» Goal:
Word for word, restate every line of the material.

» Material provided:
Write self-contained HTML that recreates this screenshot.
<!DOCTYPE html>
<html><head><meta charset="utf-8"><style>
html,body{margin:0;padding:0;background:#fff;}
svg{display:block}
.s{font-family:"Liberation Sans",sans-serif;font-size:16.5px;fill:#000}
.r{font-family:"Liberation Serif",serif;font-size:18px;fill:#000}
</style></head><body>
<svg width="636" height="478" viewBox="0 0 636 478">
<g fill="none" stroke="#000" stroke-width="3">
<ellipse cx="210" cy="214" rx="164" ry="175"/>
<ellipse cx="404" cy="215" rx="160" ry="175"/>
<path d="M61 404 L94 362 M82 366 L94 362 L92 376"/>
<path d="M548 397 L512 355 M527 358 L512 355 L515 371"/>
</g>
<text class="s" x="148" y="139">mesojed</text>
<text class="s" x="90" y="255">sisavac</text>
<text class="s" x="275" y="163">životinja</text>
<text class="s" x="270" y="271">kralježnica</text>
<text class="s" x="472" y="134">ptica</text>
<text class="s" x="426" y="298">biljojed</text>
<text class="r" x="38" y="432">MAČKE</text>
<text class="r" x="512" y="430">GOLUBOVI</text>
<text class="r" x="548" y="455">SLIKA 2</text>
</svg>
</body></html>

» Response:
Write self-contained HTML that recreates this screenshot.
<!DOCTYPE html>
<html><head><meta charset="utf-8"><style>
html,body{margin:0;padding:0;background:#fff;}
svg{display:block}
.s{font-family:"Liberation Sans",sans-serif;font-size:16.5px;fill:#000}
.r{font-family:"Liberation Serif",serif;font-size:18px;fill:#000}
</style></head><body>
<svg width="636" height="478" viewBox="0 0 636 478">
<g fill="none" stroke="#000" stroke-width="3">
<ellipse cx="210" cy="214" rx="164" ry="175"/>
<ellipse cx="404" cy="215" rx="160" ry="175"/>
<path d="M61 404 L94 362 M82 366 L94 362 L92 376"/>
<path d="M548 397 L512 355 M527 358 L512 355 L515 371"/>
</g>
<text class="s" x="148" y="139">mesojed</text>
<text class="s" x="90" y="255">sisavac</text>
<text class="s" x="275" y="163">životinja</text>
<text class="s" x="270" y="271">kralježnica</text>
<text class="s" x="472" y="134">ptica</text>
<text class="s" x="426" y="298">biljojed</text>
<text class="r" x="38" y="432">MAČKE</text>
<text class="r" x="512" y="430">GOLUBOVI</text>
<text class="r" x="548" y="455">SLIKA 2</text>
</svg>
</body></html>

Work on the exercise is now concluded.